• _MATERIAL FOR THIS TASK_:
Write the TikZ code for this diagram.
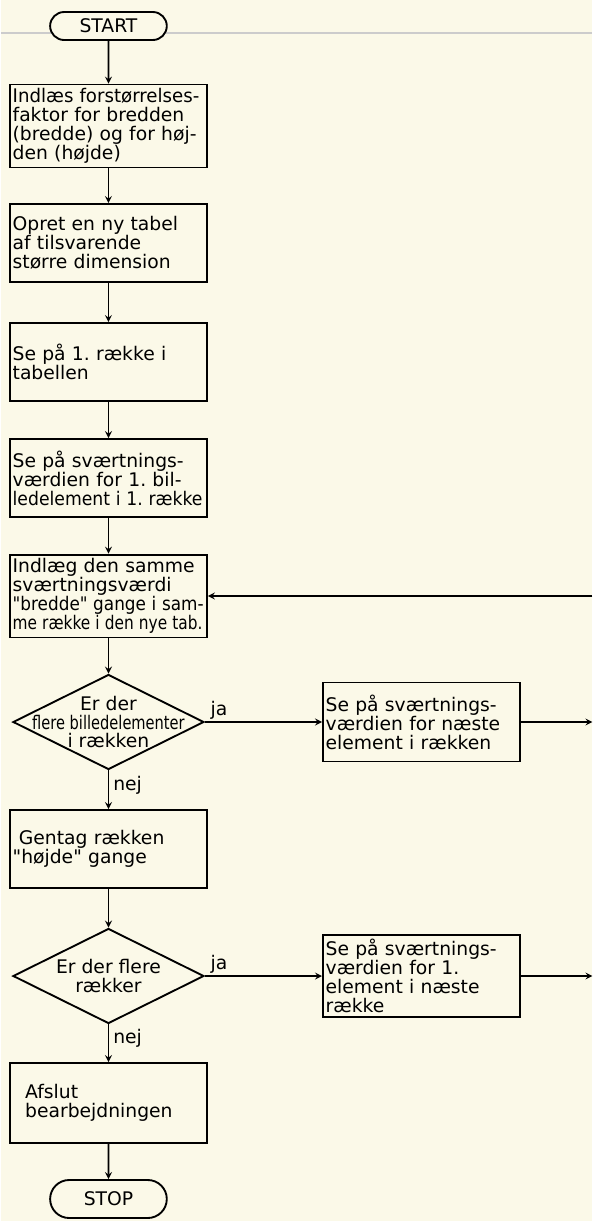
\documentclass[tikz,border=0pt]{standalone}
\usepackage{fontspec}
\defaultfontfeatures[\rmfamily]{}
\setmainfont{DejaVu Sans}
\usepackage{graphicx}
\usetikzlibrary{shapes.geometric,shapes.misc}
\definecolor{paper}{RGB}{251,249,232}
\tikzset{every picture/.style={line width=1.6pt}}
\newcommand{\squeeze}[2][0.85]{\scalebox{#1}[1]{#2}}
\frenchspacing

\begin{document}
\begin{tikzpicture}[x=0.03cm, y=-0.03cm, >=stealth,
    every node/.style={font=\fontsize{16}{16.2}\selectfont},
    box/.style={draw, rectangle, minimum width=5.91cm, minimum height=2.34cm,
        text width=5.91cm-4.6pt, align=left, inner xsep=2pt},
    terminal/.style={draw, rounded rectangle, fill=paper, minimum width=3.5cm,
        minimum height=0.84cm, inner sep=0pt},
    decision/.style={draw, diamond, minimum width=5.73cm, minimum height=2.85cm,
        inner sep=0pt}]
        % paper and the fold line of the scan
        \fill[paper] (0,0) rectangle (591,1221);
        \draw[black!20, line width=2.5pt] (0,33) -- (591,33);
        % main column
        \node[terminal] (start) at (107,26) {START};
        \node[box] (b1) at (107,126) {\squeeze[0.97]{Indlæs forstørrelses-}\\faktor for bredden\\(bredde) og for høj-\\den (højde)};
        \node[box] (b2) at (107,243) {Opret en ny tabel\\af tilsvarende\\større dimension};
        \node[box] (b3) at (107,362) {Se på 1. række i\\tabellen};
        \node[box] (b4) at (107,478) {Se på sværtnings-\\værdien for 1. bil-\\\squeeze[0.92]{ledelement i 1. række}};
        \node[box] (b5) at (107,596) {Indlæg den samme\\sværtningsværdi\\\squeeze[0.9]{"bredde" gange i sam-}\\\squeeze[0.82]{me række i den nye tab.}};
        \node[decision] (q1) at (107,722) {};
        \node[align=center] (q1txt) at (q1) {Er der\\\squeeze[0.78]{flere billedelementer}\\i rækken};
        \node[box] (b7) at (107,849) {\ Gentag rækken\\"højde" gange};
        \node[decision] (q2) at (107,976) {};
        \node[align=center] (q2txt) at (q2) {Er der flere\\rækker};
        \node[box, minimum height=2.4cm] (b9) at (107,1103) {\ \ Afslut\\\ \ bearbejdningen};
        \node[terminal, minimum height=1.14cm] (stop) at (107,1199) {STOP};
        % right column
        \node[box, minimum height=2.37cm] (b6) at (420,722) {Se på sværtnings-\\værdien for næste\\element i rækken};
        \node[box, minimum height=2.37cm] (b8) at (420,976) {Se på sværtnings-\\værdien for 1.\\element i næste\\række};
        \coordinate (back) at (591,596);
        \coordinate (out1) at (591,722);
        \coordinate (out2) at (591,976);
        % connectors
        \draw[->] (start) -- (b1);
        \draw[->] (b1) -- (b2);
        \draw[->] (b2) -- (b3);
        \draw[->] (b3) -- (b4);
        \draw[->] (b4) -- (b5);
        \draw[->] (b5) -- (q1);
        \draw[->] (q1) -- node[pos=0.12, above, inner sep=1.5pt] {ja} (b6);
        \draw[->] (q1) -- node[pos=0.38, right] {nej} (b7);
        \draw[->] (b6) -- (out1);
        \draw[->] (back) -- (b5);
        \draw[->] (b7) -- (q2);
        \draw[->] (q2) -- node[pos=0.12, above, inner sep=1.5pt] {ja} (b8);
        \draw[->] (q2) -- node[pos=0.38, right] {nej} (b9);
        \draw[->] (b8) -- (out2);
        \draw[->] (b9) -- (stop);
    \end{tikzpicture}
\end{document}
--
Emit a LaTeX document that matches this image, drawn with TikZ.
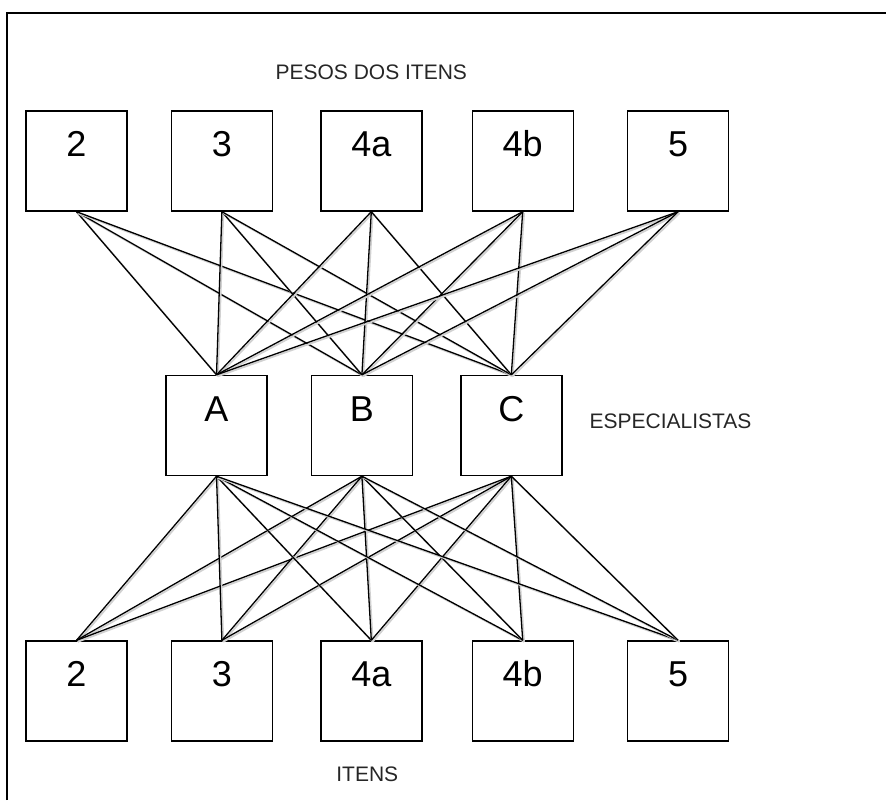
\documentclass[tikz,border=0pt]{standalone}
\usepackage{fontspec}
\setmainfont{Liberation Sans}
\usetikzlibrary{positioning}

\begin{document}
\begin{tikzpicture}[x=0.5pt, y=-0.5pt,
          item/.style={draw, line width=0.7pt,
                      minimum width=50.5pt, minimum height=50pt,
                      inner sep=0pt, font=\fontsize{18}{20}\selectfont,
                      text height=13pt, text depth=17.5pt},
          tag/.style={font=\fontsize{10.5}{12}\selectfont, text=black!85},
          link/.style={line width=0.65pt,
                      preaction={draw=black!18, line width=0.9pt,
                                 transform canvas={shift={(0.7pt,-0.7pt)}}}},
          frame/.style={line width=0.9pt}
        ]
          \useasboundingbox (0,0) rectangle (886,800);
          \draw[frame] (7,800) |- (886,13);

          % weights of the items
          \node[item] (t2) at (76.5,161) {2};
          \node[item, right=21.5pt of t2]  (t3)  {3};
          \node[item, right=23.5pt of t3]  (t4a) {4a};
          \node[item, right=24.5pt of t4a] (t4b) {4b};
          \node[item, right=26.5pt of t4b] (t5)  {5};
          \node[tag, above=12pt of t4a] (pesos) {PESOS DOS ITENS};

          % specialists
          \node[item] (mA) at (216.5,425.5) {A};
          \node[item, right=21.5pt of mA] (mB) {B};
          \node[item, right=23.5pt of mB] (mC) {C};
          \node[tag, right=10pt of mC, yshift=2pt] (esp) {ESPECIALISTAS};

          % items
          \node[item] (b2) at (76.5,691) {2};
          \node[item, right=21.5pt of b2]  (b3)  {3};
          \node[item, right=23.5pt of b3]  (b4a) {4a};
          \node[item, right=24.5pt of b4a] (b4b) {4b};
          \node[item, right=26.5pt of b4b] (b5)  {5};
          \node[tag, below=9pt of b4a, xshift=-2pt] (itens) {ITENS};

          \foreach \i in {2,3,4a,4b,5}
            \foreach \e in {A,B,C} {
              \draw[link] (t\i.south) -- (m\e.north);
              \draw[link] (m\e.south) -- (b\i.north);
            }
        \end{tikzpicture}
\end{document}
* * *
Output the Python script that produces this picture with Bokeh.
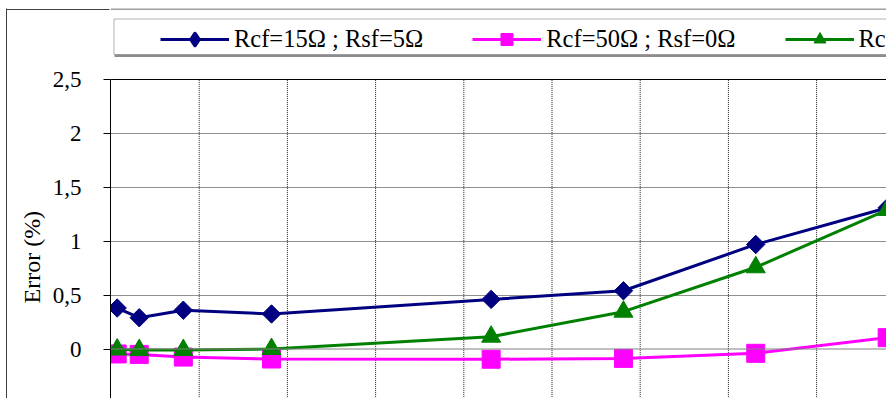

• _WORK INSTRUCTIONS_: Copy every line of the material in which the word "that" occurs.

• _OUTPUT BELOW_:
Emit a LaTeX document that matches this image, drawn with TikZ.
Output the Python script that produces this picture with Bokeh.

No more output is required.